Re: Fonts in use in Florence

Posted: Mon Nov 17, 2008 2:08 pm
by Dick Pape
Besides the fonts what's interesting to me is that every face in the crowds has been individually blurred... hope they do it mechanically...

Re: Fonts in use in Florence

Posted: Mon Nov 17, 2008 3:07 pm
by William
Dick Pape wrote:Besides the fonts what's interesting to me is that every face in the crowds has been individually blurred... hope they do it mechanically...
Well, the face on a poster in the following link looks blurred.

http://maps.google.com/?ie=UTF8&layer=c ... 17166&z=16

Yet the face on a copy of the same poster just down the road does not look blurred!

http://maps.google.com/?ie=UTF8&layer=c ... 17166&z=16

William Overington

17 November 2008

Re: Fonts in use in Florence

Posted: Mon Dec 01, 2008 7:35 am
by William
Off-topic note, yet related to this thread - hopefully some readers will find this post of interest.

Yesterday evening I saw a television programme on the United Kingdom television channel BBC4. Some BBC programmes are later broadcast on television channels around the world.
Travels with Vasari

Part one of two. Historian Andrew Graham-Dixon explores the art of Italy, asking why the country has created some of the best-loved works of art the world has ever seen. He begins his journey in the town of Arezzo, Tuscany, the birthplace of the world's first art critic Giorgio Vasari.
It was a repeat. On BBC4 in the United Kingdom, Part 2 is due for broadcast on Wednesday 3 December 2008 at 9:00 pm with a repeat of Part 2 on Sunday 7 December 2008 at 7:00 pm.

In Google Streetview the outside of the enclosed Vasari Corridor is displayed as it passes high in the air over the Ponte Vecchio. The outside of parts of the Vasari Corridor is also displayed clearly in Google Streetview on each side of the River Arno.

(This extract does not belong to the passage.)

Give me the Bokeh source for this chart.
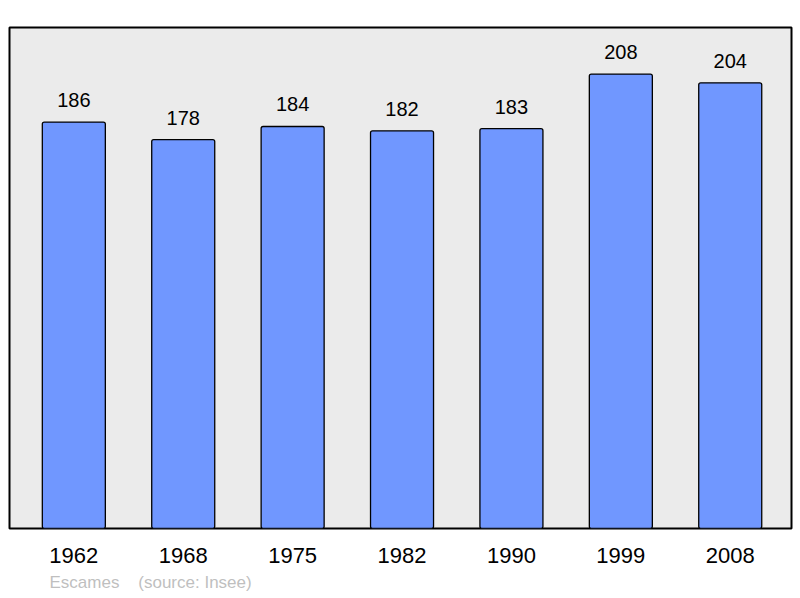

Towards the end of the television programme, we, as viewers, are taken inside part of the enclosed Vasari Corridor. This is furnished like a long thin Art Gallery with pictures of self-portraits by artists over the centuries. Amongst his skills, Vasari was an architect.

http://en.wikipedia.org/wiki/Vasari_Corridor

http://en.wikipedia.org/wiki/Vasari

This post is not about fonts, yet hopefully adds to the background of this thread.

William Overington

1 December 2008

Re: Fonts in use in Florence

Posted: Sat Dec 27, 2008 9:09 am
by William
William wrote:
Travels with Vasari

Part one of two. Historian Andrew Graham-Dixon explores the art of Italy, asking why the country has created some of the best-loved works of art the world has ever seen. He begins his journey in the town of Arezzo, Tuscany, the birthplace of the world's first art critic Giorgio Vasari.
Towards the end of the television programme, we, as viewers, are taken inside part of the enclosed Vasari Corridor. This is furnished like a long thin Art Gallery with pictures of self-portraits by artists over the centuries. Amongst his skills, Vasari was an architect.
Some readers might like to know that the programme is due to be broadcast again at 7 pm this evening, Saturday 27 December 2008, on the BBC4 television channel in the United Kingdom.

Part 2 is due for broadcast tomorrow at 7 pm on BBC4.

Each programme is for one hour.

William Overington

27 December 2008

Re: Fonts in use in Florence

Posted: Sun Dec 28, 2008 4:29 pm
by Dick Pape
Sorry, we don't get BBC4 in Dallas Texas (or BBC3, or BBC2 or BBC1 for that matter).